If you hold shares in a SEIS for more than 3 years, no Capital Gains tax would be payable. You would also reap the benefits of no inheritance tax after only 2 years of holding the shares, due to Business Property relief. Any loss on the value of shares within a SEIS can be offset against your income tax bill so there are plenty of different benefits to draw you in.
If you have an interest in investing in an EIS or SEIS, you’ll need to fully understand the risks involved, legibility and the benefits that would then be available to you. Our experienced, independent financial advisers are always on hand to discuss these options with you and whether they’re appropriate to your circumstances. Investing in smaller companies can provide high returns and gratification in boosting the economy but the risk involved should not be ignored.
Venture Capital Trusts
The Venture Capital Trust scheme was set up to encourage individuals to invest in certain types of small, higher risk trading companies not listed on the official list of any stock exchange.
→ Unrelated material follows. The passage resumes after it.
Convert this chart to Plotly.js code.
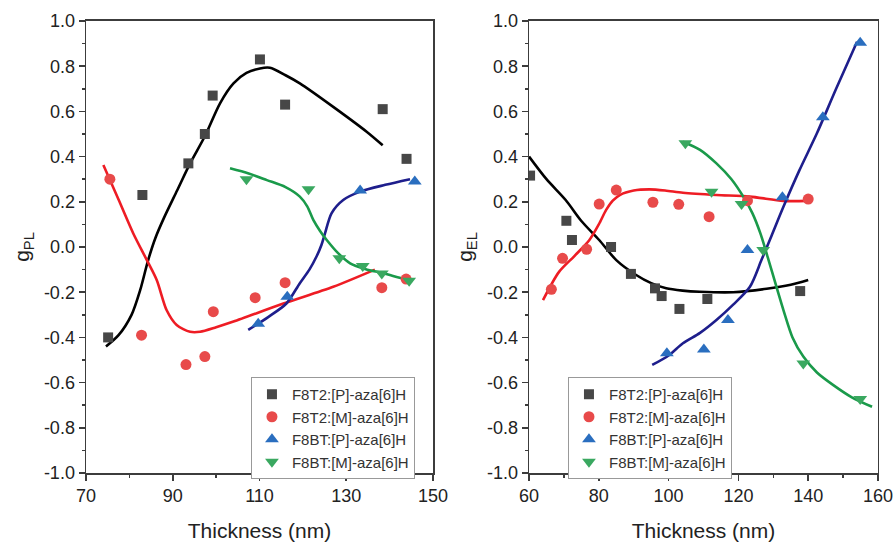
<!DOCTYPE html>
<html>
<head>
<meta charset="utf-8">
<script src="https://cdn.plot.ly/plotly-3.0.1.min.js"></script>
<style>html,body{margin:0;padding:0;background:#fff;}#chart{width:895px;height:544px;}</style>
</head>
<body>
<div id="chart"></div>
<script>
// ---------- Series names ----------
const seriesNames = ["F8T2:[P]-aza[6]H", "F8T2:[M]-aza[6]H", "F8BT:[P]-aza[6]H", "F8BT:[M]-aza[6]H"];

// ---------- Tick labels ----------
const yTickVals = [-1.0, -0.8, -0.6, -0.4, -0.2, 0.0, 0.2, 0.4, 0.6, 0.8, 1.0];
const yTickText = ["-1.0", "-0.8", "-0.6", "-0.4", "-0.2", "0.0", "0.2", "0.4", "0.6", "0.8", "1.0"];
const xTickValsPL = [70, 90, 110, 130, 150];
const xTickValsEL = [60, 80, 100, 120, 140, 160];

// ---------- Left panel (g_PL) ----------
const plF8T2P_x = [75.1, 83.0, 93.6, 97.4, 99.2, 110.1, 115.9, 138.4, 143.9];
const plF8T2P_y = [-0.40, 0.23, 0.37, 0.50, 0.67, 0.83, 0.63, 0.61, 0.39];
const plF8T2P_fitx = [74.6, 77.5, 80.5, 82.5, 84.3, 86.0, 88.0, 91.0, 94.0, 97.4, 100.9, 104.0, 107.0, 110.1, 112.4, 116.0, 119.3, 127.0, 134.7, 138.4];
const plF8T2P_fity = [-0.44, -0.39, -0.30, -0.19, -0.06, 0.04, 0.13, 0.25, 0.37, 0.49, 0.636, 0.724, 0.77, 0.79, 0.793, 0.76, 0.724, 0.62, 0.51, 0.45];

const plF8T2M_x = [75.5, 82.8, 93.05, 97.4, 99.35, 109.0, 115.9, 138.2, 143.8];
const plF8T2M_y = [0.30, -0.39, -0.52, -0.485, -0.286, -0.224, -0.158, -0.18, -0.142];
const plF8T2M_fitx = [74.0, 77.5, 80.9, 84.0, 86.3, 88.6, 90.9, 94.0, 96.3, 100.0, 104.0, 115.5, 127.0, 136.6];
const plF8T2M_fity = [0.363, 0.21, 0.06, -0.057, -0.146, -0.28, -0.345, -0.375, -0.375, -0.355, -0.33, -0.25, -0.176, -0.10];

const plF8BTP_x = [109.7, 116.4, 133.2, 145.8];
const plF8BTP_y = [-0.34, -0.22, 0.25, 0.29];
const plF8BTP_fitx = [107.4, 112.0, 116.2, 119.3, 121.5, 123.2, 124.3, 125.1, 126.6, 129.3, 133.2, 139.0, 144.7];
const plF8BTP_fity = [-0.367, -0.31, -0.25, -0.16, -0.10, -0.04, 0.01, 0.06, 0.149, 0.208, 0.245, 0.275, 0.30];

const plF8BTM_x = [107.0, 121.3, 128.4, 133.8, 138.2, 144.5];
const plF8BTM_y = [0.30, 0.255, -0.05, -0.084, -0.117, -0.149];
const plF8BTM_fitx = [103.2, 107.5, 111.7, 116.0, 119.3, 121.0, 122.4, 124.0, 125.5, 128.0, 130.9, 134.5, 138.5, 144.7];
const plF8BTM_fity = [0.348, 0.325, 0.296, 0.265, 0.223, 0.18, 0.12, 0.07, 0.031, -0.025, -0.072, -0.098, -0.116, -0.149];

// ---------- Right panel (g_EL) ----------
const elF8T2P_x = [60.3, 70.7, 72.3, 83.5, 89.2, 96.1, 98.0, 103.1, 111.1, 137.7];
const elF8T2P_y = [0.316, 0.116, 0.031, 0.0, -0.119, -0.183, -0.217, -0.274, -0.23, -0.195];
const elF8T2P_fitx = [60.0, 65.0, 70.5, 75.0, 80.1, 85.0, 90.7, 95.0, 99.3, 104.0, 108.9, 118.5, 128.1, 135.0, 140.0];
const elF8T2P_fity = [0.40, 0.30, 0.208, 0.115, 0.031, -0.058, -0.124, -0.160, -0.183, -0.193, -0.198, -0.200, -0.185, -0.167, -0.146];

const elF8T2M_x = [66.4, 69.6, 76.5, 80.1, 85.0, 95.5, 102.9, 111.6, 122.6, 140.0];
const elF8T2M_y = [-0.187, -0.05, -0.01, 0.19, 0.252, 0.198, 0.189, 0.134, 0.205, 0.212];
const elF8T2M_fitx = [64.0, 68.6, 73.0, 77.3, 80.0, 82.1, 84.0, 86.0, 90.0, 94.5, 99.0, 104.1, 113.7, 123.3, 132.9, 139.6];
const elF8T2M_fity = [-0.235, -0.11, -0.04, 0.031, 0.10, 0.164, 0.205, 0.23, 0.25, 0.255, 0.25, 0.24, 0.23, 0.223, 0.204, 0.204];

const elF8BTP_x = [99.5, 110.1, 117.0, 122.6, 132.6, 144.2, 154.9];
const elF8BTP_y = [-0.47, -0.453, -0.323, -0.013, 0.22, 0.574, 0.904];
const elF8BTP_fitx = [95.3, 100.0, 104.1, 109.0, 113.7, 118.5, 123.3, 126.6, 129.5, 132.9, 137.5, 142.5, 148.0, 154.0];
const elF8BTP_fity = [-0.522, -0.48, -0.426, -0.38, -0.323, -0.255, -0.176, -0.058, 0.05, 0.178, 0.34, 0.503, 0.70, 0.908];

const elF8BTM_x = [104.8, 112.3, 120.9, 127.1, 138.6, 154.9];
const elF8BTM_y = [0.459, 0.245, 0.19, -0.013, -0.515, -0.673];
const elF8BTM_fitx = [104.1, 109.0, 113.7, 118.0, 121.4, 124.0, 126.3, 129.2, 132.9, 135.5, 138.6, 142.5, 147.2, 152.5, 158.3];
const elF8BTM_fity = [0.466, 0.43, 0.37, 0.30, 0.223, 0.15, 0.06, -0.087, -0.279, -0.40, -0.485, -0.555, -0.611, -0.665, -0.707];

// ---------- Styles ----------
const markerColors = ["#474747", "#e84a4a", "#2a6ebf", "#3aa860"];
const lineColors = ["#000000", "#ee1c24", "#1e1e8c", "#1a9a4a"];
const symbols = ["square", "circle", "triangle-up", "triangle-down"];
const sizes = [10, 11, 12, 12];

function fitTrace(x, y, i, xa, ya) {
  return {x: x, y: y, xaxis: xa, yaxis: ya, mode: "lines", type: "scatter",
    line: {color: lineColors[i], width: 2.6, shape: "spline", smoothing: 0.8},
    showlegend: false, hoverinfo: "skip"};
}
function ptTrace(x, y, i, xa, ya, leg) {
  return {x: x, y: y, xaxis: xa, yaxis: ya, mode: "markers", type: "scatter",
    name: seriesNames[i], legend: leg,
    marker: {color: markerColors[i], symbol: symbols[i], size: sizes[i], line: {width: 0}}};
}

const data = [
  fitTrace(plF8T2P_fitx, plF8T2P_fity, 0, "x", "y"),
  fitTrace(plF8T2M_fitx, plF8T2M_fity, 1, "x", "y"),
  fitTrace(plF8BTP_fitx, plF8BTP_fity, 2, "x", "y"),
  fitTrace(plF8BTM_fitx, plF8BTM_fity, 3, "x", "y"),
  ptTrace(plF8T2P_x, plF8T2P_y, 0, "x", "y", "legend"),
  ptTrace(plF8T2M_x, plF8T2M_y, 1, "x", "y", "legend"),
  ptTrace(plF8BTP_x, plF8BTP_y, 2, "x", "y", "legend"),
  ptTrace(plF8BTM_x, plF8BTM_y, 3, "x", "y", "legend"),
  fitTrace(elF8T2P_fitx, elF8T2P_fity, 0, "x2", "y2"),
  fitTrace(elF8T2M_fitx, elF8T2M_fity, 1, "x2", "y2"),
  fitTrace(elF8BTP_fitx, elF8BTP_fity, 2, "x2", "y2"),
  fitTrace(elF8BTM_fitx, elF8BTM_fity, 3, "x2", "y2"),
  ptTrace(elF8T2P_x, elF8T2P_y, 0, "x2", "y2", "legend2"),
  ptTrace(elF8T2M_x, elF8T2M_y, 1, "x2", "y2", "legend2"),
  ptTrace(elF8BTP_x, elF8BTP_y, 2, "x2", "y2", "legend2"),
  ptTrace(elF8BTM_x, elF8BTM_y, 3, "x2", "y2", "legend2")
];

const axisCol = "#3c3c3c";
const fam = "Liberation Sans, Arial, sans-serif";
const tickFont = {family: fam, size: 18, color: "#222"};
const titleFont = {family: fam, size: 21, color: "#222"};
function xAxis(range, tickvals, tick0, domain, anchor) {
  return {domain: domain, anchor: anchor, range: range,
    tickmode: "array", tickvals: tickvals, ticktext: tickvals.map(String),
    showline: true, mirror: true, linecolor: axisCol, linewidth: 1.5,
    ticks: "outside", ticklen: 6, tickwidth: 1.5, tickcolor: axisCol,
    minor: {ticks: "outside", ticklen: 3, tickwidth: 1.5, tickcolor: axisCol, dtick: 10, tick0: tick0},
    showgrid: false, zeroline: false, tickfont: tickFont,
    title: {text: "Thickness (nm)", font: titleFont, standoff: 18}};
}
function yAxis(title, domain, anchor) {
  return {domain: domain, anchor: anchor, range: [-1.0, 1.0],
    tickmode: "array", tickvals: yTickVals, ticktext: yTickText,
    showline: true, mirror: true, linecolor: axisCol, linewidth: 1.5,
    ticks: "outside", ticklen: 6, tickwidth: 1.5, tickcolor: axisCol,
    minor: {ticks: "outside", ticklen: 3, tickwidth: 1.5, tickcolor: axisCol, dtick: 0.1, tick0: -1},
    showgrid: false, zeroline: false, tickfont: tickFont,
    title: {text: title, font: titleFont, standoff: 8}};
}
const legFont = {family: fam, size: 15, color: "#333"};
const layout = {
  width: 895, height: 544,
  margin: {l: 0, r: 0, t: 0, b: 0},
  paper_bgcolor: "#fff", plot_bgcolor: "#fff",
  xaxis: xAxis([70, 150], xTickValsPL, 70, [0.0961, 0.4838], "y"),
  yaxis: yAxis("g<sub>PL</sub>", [0.1305, 0.9614], "x"),
  xaxis2: xAxis([60, 160], xTickValsEL, 60, [0.5911, 0.981], "y2"),
  yaxis2: yAxis("g<sub>EL</sub>", [0.1305, 0.9614], "x2"),
  legend: {x: 0.2804, y: 0.307, xanchor: "left", yanchor: "top", bgcolor: "#fff",
    bordercolor: "#999", borderwidth: 1, font: legFont, tracegroupgap: 0},
  legend2: {x: 0.6346, y: 0.307, xanchor: "left", yanchor: "top", bgcolor: "#fff",
    bordercolor: "#999", borderwidth: 1, font: legFont, tracegroupgap: 0},
  showlegend: true
};
Plotly.newPlot("chart", data, layout, {displayModeBar: false, staticPlot: true});
</script>
</body>
</html>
A VCT must predominantly hold the shares and securities of unlisted companies. By investing in VCTs investors are able to spread the investment risk over a number of companies. Investments can be made by subscribing for new shares when a trust is launched, or by purchasing shares from other investors after the trust is established.
The rate of income tax relief for investments in qualifying VCT shares was increased from 20% to 40% for shares issued in the 2004/05 and 2005/06 tax years then reduced to 30% for shares issued on or after 6th April 2006. The annual investment limit for shares issued on or after 6th April 2004 is £200,000.
Relief is withdrawn if the shares are disposed of within 5 years except to a spouse and not on the death of the investor. Dividends received from VCT investments of up to £200,000 per tax year are exempt from any additional income tax although the tax credit cannot be reclaimed.
Capital gains tax deferral relief is no longer available for gains reinvested in VCT shares issued on or after 6th April 2004.
Gains arising on the disposal of VCT shares that were acquired by subscription or purchase are exempt from CGT and there is no minimum period for which the shares must be held. Any losses on VCT shares are not allowable losses for CGT purposes. Neither are they available to offset against other capital gains.
VCTs have to be approved by HMRC and must be listed on the Stock Exchange. Additionally, all of the money raised by a VCT must be employed within two years, and the income must be mainly derived from shares or securities and it must not retain more than 15% of the income.
At least 70% of the VCT investments must be in “qualifying holdings” which are newly issued shares in qualifying unlisted trading companies. Not more than 15% of its total investment must be invested in any single company or group.
A company raising money under a VCT must have fewer than 250 full time employees at the date on which the shares are issued.
To be a qualifying holding of a VCT, a company must have raised no more than £5m under all venture capital schemes in the twelve months ending on the date of the investment – if exceeded, none of the shares will rank as a qualifying holding for a VCT.
The VCT itself is exempt from corporation tax on gains arising on the disposal of its investments, and theses realised gains can be distributed to investors as dividends, with no additional tax liability for the investor.
A VCT has a five year holding period for the retention of income tax relief, although it may be difficult for an investor to sell their shares after that time, even though the shares are listed. Demand for existing shares will be weak as the tax relief is only available on subscriptions of new shares, not on those bought in the market.
A VCT should be a lower risk investment than an EIS. A VCT is a pooled investment, although the underlying investments are relatively high risk, while an EIS is an investment in a single company.